Sphinx: Efficiently Serving Novel View Synthesis using Regression-Guided Selective Refinement
Yuchen Xia, Souvik Kundu, Mosharaf Chowdhury, Nishil Talati
TL;DR
Sphinx addresses the core challenge in novel view synthesis of delivering diffusion-level fidelity with substantial efficiency gains. It achieves this by a training-free hybrid pipeline that initializes diffusion with a regression prediction and then performs selective, region-aware refinement guided by adaptive noise scheduling, temporal latent reuse, and sparse convolution. The framework uses CLIP-derived scene clustering to drive adaptive denoising depth and refinement strategies while preserving temporal and spatial coherence. Empirical results across RE10K, DL3DV, and ACID show average speedups around 1.8× (up to 2.2×) with less than 5% perceptual degradation, establishing a Pareto frontier that balances fidelity, latency, and energy for dynamic inference scenarios.
Abstract
Novel View Synthesis (NVS) is the task of generating new images of a scene from viewpoints that were not part of the original input. Diffusion-based NVS can generate high-quality, temporally consistent images, however, remains computationally prohibitive.

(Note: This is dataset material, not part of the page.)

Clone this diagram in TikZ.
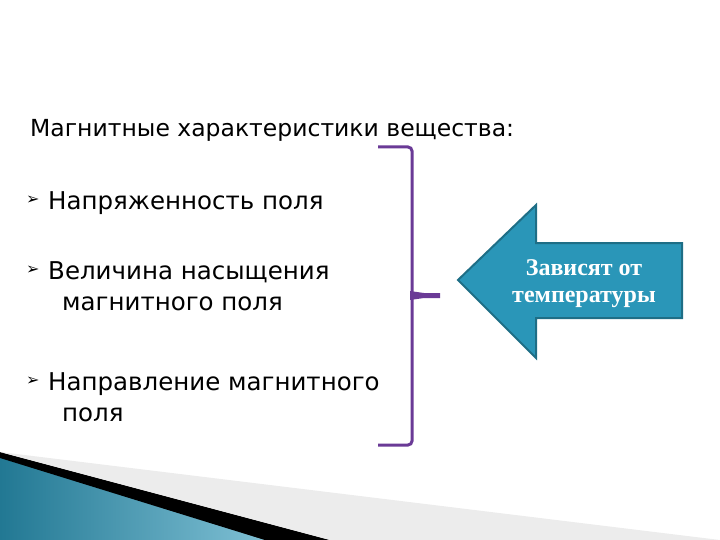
\documentclass[tikz,border=0pt]{standalone}
\usepackage{fontspec}
\setmainfont{DejaVu Sans}
\newfontfamily\bulletfont{DejaVu Sans}
\newfontfamily\serifb{Liberation Serif}
\definecolor{brk}{HTML}{6A3A96}
\definecolor{arr}{HTML}{2A96B8}
\definecolor{arrd}{HTML}{1E6E86}
\tikzset{item/.style={anchor=north west,align=left,font=\fontsize{24.5}{31}\selectfont,inner sep=0pt},
 bul/.style={anchor=north west,font=\bulletfont\fontsize{16}{16}\selectfont,inner sep=0pt}}
\begin{document}
\begin{tikzpicture}[x=1pt,y=-1pt]
\useasboundingbox (0,0) rectangle (720,540);
% bottom decoration
\fill[left color=arr!80!black,right color=arr!60!white] (0,455) -- (265,540) -- (0,540) -- cycle;
\fill[black] (0,452) -- (330,540) -- (265,540) -- (0,458) -- cycle;
\fill[gray!15] (0,452) -- (720,540) -- (330,540) -- cycle;
\node[anchor=west,inner sep=0pt,font=\fontsize{23.5}{28}\selectfont] (title) at (30,130) {Магнитные характеристики вещества:};
\node[bul] (b1) at (26,196) {➢};
\node[item] (t1) at (48,191) {Напряженность поля};
\node[bul] (b2) at (26,266) {➢};
\node[item] (t2) at (48,261) {Величина насыщения\\\hspace*{14pt}магнитного поля};
\node[bul] (b3) at (26,377) {➢};
\node[item] (t3) at (48,372) {Направление магнитного\\\hspace*{14pt}поля};
% bracket
\coordinate (bt) at (378,147);
\coordinate (bb) at (378,445);
\coordinate (bm) at (440,295);
\draw[brk,line width=3pt,rounded corners=4pt] (bt) -- (412,147) -- (412,445) -- (bb);
\fill[brk] (410,291) -- (424,293) -- (440,293) -- (440,298) -- (424,298) -- (410,300) -- cycle;
% arrow
\draw[arrd,fill=arr,line width=2pt] (458,280) -- (536,205) -- (536,243) -- (682,243) -- (682,318) -- (536,318) -- (536,358) -- cycle;
\node[text=white,align=center,font=\serifb\bfseries\fontsize{24}{27}\selectfont] (lab) at (584,284) {Зависят от\\температуры};
\end{tikzpicture}
\end{document}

Conversely, regression-based NVS offers suboptimal generation quality despite requiring significantly lower compute; leaving the design objective of a high-quality, inference-efficient NVS framework an open challenge. To close this critical gap, we present Sphinx, a training-free hybrid inference framework that achieves diffusion-level fidelity at a significantly lower compute. Sphinx proposes to use regression-based fast initialization to guide and reduce the denoising workload for the diffusion model. Additionally, it integrates selective refinement with adaptive noise scheduling, allowing more compute to uncertain regions and frames. This enables Sphinx to provide flexible navigation of the performance-quality trade-off, allowing adaptation to latency and fidelity requirements for dynamically changing inference scenarios. Our evaluation shows that Sphinx achieves an average 1.8x speedup over diffusion model inference with negligible perceptual degradation of less than 5%, establishing a new Pareto frontier between quality and latency in NVS serving.